7. Keep your life clear. Deal with issues when they arise, wen you feel the feelings - not after hours/days or weeks of stewing about it.


Go ahead and start to get angry but develop positive, assertive styles for expression. You and those around you WILL appreciate it.

Now before our session check these statements and remember to be honest with yourself.

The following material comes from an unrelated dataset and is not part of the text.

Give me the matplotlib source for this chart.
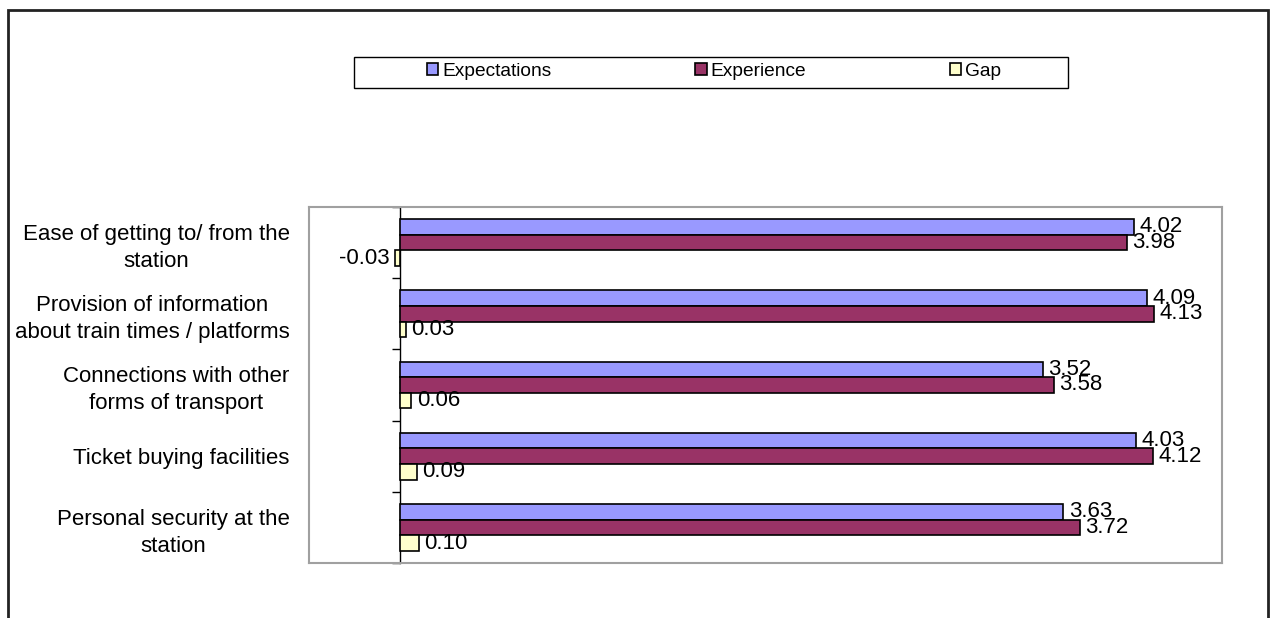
import numpy as np
import matplotlib
matplotlib.use('Agg')
import matplotlib.pyplot as plt
from matplotlib.patches import Rectangle

plt.rcParams['font.family'] = ['Liberation Sans', 'DejaVu Sans']

categories = ['Ease of getting to/ from the\nstation',
              'Provision of information\nabout train times / platforms',
              'Connections with other\nforms of transport',
              'Ticket buying facilities',
              'Personal security at the\nstation']
expectations = [4.02, 4.09, 3.52, 4.03, 3.63]
experience = [3.98, 4.13, 3.58, 4.12, 3.72]
gap = [-0.03, 0.03, 0.06, 0.09, 0.10]

series = [('Expectations', expectations, '#9999FF'),
          ('Experience', experience, '#993366'),
          ('Gap', gap, '#FFFFCC')]

W, H = 1274, 618
fig = plt.figure(figsize=(W / 100, H / 100), dpi=100)
ax = fig.add_axes([309 / W, 1 - 563 / H, 913 / W, 356 / H])

# outer chart border (bottom edge runs off the image)
fig.patches.append(Rectangle((8 / W, -0.1), 1260 / W, 1.1 - 10 / H,
                             transform=fig.transFigure, fill=False,
                             edgecolor='#222222', linewidth=2))
# legend box
fig.patches.append(Rectangle((354 / W, 1 - 88 / H), 714 / W, 31 / H,
                             transform=fig.transFigure, fill=False,
                             edgecolor='black', linewidth=1))

y = np.arange(len(categories))
h = 0.22
for k, (name, vals, col) in enumerate(series):
    bars = ax.barh(y + (k - 1) * h, vals, height=h, color=col,
                   edgecolor='black', linewidth=1.2, label=name)
    ax.bar_label(bars, fmt='%.2f', padding=4, fontsize=16)

xmin, xmax = -0.5, 4.5
ax.set_xlim(xmin, xmax)
ax.set_ylim(len(categories) - 0.5, -0.5)
ax.set_xticks([])
ax.set_yticks(y)
ax.set_yticklabels(categories, fontsize=16, multialignment='center', linespacing=1.35)
ax.tick_params(axis='y', length=0, pad=14)
for s in ax.spines.values():
    s.set_color('#A0A0A0')
    s.set_linewidth(1.5)

# category axis at zero with ticks between groups
sec = ax.secondary_yaxis((0 - xmin) / (xmax - xmin))
sec.set_yticks(np.arange(len(categories) + 1) - 0.5)
sec.set_yticklabels([])
sec.tick_params(length=6, width=1, color='black')
sec.spines['left'].set_color('black')
sec.spines['left'].set_linewidth(1)

leg = fig.legend(loc='center', bbox_to_anchor=(714 / W, 1 - 71 / H),
                 ncol=3, fontsize=13.8, frameon=False,
                 handlelength=0.6, handleheight=0.6, handletextpad=0.2,
                 columnspacing=7.5, borderaxespad=0, borderpad=0)
for p in leg.get_patches():
    p.set_edgecolor('black')

fig.savefig('out.png', dpi=100)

  1. I can communicate with my former partner in a calm and rational manner
  2. I am comfortable seeing and talking to my former partner.
  3. I no longer feel like unloading my feelings of anger and hurt on my former partner
  4. I have stopped hoping that my former partner is feeling as much emotional pain as I am - was
  5. I no longer feel angry at my former partner
  6. It is not important any more that my family, friends, and associates be on my side rather than my former partners side.
  7. I have outgrown the need to get even with my former partner for hurting me.
  8. I no longer blame my former partner for the failure of our relationship
  9. I have stopped trying to hurt my former partner by letting him/her know how much I hurt emotionally.
  10. I have overcome my anger and I have begun to accept the things my former partner has been doing.
  11. I am expressing my anger in a positive manner that is not destructive to me or to those around me.
  12. I am able to admit it when I feel angry rather than denying my angry feelings.
  13. I understand the emotional blocks that have kept me from expressing anger in a positive manner.
  14. I am able to express my anger constructively rather than venting it inappropriately.
  15. I am reaching a stage of forgiveness rather than remaining angry.







References :

1. Alberti, Robert & Emmons, Michael. Your Perfect Right San Luis - Impact Publishers : A step by step guide to assertive living.